[WHAT TO WORK ON]
Copy exactly, and only, the lines below from the first through the one containing "ax.set_ylim(YMIN, YMAX)", both included; pictures are omitted.

--- BEGIN DATASET EXTRACT ---

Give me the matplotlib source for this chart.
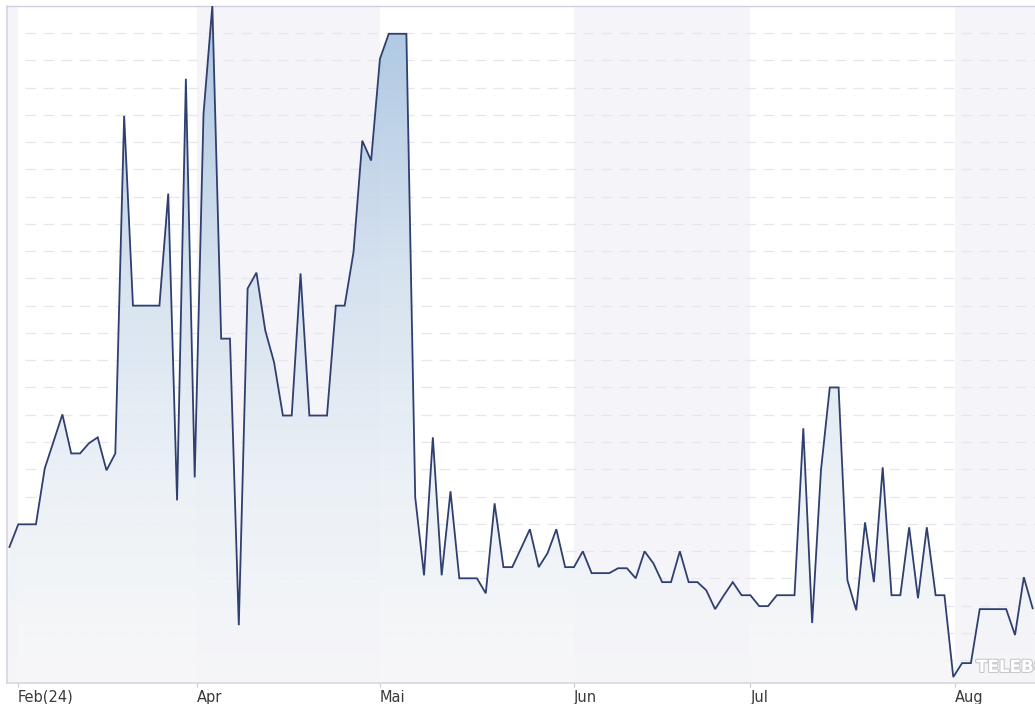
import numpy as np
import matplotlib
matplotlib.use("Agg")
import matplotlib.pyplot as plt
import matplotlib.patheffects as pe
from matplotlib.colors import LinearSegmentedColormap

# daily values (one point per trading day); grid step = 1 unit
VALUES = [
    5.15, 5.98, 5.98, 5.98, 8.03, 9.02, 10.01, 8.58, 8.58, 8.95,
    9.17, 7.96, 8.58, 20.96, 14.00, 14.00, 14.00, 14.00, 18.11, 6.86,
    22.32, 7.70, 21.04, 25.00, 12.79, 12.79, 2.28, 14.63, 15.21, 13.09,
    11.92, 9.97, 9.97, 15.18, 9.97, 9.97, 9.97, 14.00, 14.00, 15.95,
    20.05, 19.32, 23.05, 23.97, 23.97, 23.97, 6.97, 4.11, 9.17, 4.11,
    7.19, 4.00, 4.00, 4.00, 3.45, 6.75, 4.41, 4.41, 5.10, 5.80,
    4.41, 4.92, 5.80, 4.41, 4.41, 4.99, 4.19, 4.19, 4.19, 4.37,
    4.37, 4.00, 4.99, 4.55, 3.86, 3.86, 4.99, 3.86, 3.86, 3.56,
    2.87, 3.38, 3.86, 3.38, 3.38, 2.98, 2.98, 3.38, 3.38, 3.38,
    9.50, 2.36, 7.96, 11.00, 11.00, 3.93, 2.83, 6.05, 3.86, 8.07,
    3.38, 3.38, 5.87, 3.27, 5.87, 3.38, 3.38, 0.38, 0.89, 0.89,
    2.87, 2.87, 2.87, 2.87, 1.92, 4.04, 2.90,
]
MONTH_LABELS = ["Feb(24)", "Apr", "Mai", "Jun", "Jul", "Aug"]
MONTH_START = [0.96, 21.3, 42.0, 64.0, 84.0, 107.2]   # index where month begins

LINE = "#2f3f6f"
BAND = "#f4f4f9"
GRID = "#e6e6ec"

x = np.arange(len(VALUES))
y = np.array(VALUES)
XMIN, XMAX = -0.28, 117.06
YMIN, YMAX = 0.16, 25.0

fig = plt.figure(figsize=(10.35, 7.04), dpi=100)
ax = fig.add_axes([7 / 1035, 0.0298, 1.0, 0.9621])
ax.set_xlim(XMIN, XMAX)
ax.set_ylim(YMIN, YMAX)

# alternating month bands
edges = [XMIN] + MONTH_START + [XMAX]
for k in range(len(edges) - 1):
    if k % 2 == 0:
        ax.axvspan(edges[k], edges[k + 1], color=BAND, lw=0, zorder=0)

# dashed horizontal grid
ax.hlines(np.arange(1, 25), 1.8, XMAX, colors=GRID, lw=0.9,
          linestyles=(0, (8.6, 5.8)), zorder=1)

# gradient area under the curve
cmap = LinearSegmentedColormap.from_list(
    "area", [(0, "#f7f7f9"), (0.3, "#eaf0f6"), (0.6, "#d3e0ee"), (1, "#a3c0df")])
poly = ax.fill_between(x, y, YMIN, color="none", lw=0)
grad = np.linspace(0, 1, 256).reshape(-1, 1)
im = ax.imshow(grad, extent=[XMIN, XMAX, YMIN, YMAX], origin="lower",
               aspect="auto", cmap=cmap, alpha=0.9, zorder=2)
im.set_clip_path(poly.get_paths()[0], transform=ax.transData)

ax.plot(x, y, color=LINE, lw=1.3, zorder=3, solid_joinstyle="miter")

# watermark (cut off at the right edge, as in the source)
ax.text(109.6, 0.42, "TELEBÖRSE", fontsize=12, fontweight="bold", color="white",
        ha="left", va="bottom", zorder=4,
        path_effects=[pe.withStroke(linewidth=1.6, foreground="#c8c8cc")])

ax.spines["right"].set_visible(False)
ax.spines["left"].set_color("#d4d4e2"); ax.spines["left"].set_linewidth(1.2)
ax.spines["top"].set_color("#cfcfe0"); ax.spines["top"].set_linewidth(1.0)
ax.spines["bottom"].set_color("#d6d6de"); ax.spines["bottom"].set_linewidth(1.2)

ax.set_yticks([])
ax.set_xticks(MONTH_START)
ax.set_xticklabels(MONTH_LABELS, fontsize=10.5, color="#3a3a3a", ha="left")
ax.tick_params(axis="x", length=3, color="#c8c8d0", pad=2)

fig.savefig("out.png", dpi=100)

--- END DATASET EXTRACT ---

[WORKED SOLUTION]
Give me the matplotlib source for this chart.
import numpy as np
import matplotlib
matplotlib.use("Agg")
import matplotlib.pyplot as plt
import matplotlib.patheffects as pe
from matplotlib.colors import LinearSegmentedColormap

# daily values (one point per trading day); grid step = 1 unit
VALUES = [
    5.15, 5.98, 5.98, 5.98, 8.03, 9.02, 10.01, 8.58, 8.58, 8.95,
    9.17, 7.96, 8.58, 20.96, 14.00, 14.00, 14.00, 14.00, 18.11, 6.86,
    22.32, 7.70, 21.04, 25.00, 12.79, 12.79, 2.28, 14.63, 15.21, 13.09,
    11.92, 9.97, 9.97, 15.18, 9.97, 9.97, 9.97, 14.00, 14.00, 15.95,
    20.05, 19.32, 23.05, 23.97, 23.97, 23.97, 6.97, 4.11, 9.17, 4.11,
    7.19, 4.00, 4.00, 4.00, 3.45, 6.75, 4.41, 4.41, 5.10, 5.80,
    4.41, 4.92, 5.80, 4.41, 4.41, 4.99, 4.19, 4.19, 4.19, 4.37,
    4.37, 4.00, 4.99, 4.55, 3.86, 3.86, 4.99, 3.86, 3.86, 3.56,
    2.87, 3.38, 3.86, 3.38, 3.38, 2.98, 2.98, 3.38, 3.38, 3.38,
    9.50, 2.36, 7.96, 11.00, 11.00, 3.93, 2.83, 6.05, 3.86, 8.07,
    3.38, 3.38, 5.87, 3.27, 5.87, 3.38, 3.38, 0.38, 0.89, 0.89,
    2.87, 2.87, 2.87, 2.87, 1.92, 4.04, 2.90,
]
MONTH_LABELS = ["Feb(24)", "Apr", "Mai", "Jun", "Jul", "Aug"]
MONTH_START = [0.96, 21.3, 42.0, 64.0, 84.0, 107.2]   # index where month begins

LINE = "#2f3f6f"
BAND = "#f4f4f9"
GRID = "#e6e6ec"

x = np.arange(len(VALUES))
y = np.array(VALUES)
XMIN, XMAX = -0.28, 117.06
YMIN, YMAX = 0.16, 25.0

fig = plt.figure(figsize=(10.35, 7.04), dpi=100)
ax = fig.add_axes([7 / 1035, 0.0298, 1.0, 0.9621])
ax.set_xlim(XMIN, XMAX)
ax.set_ylim(YMIN, YMAX)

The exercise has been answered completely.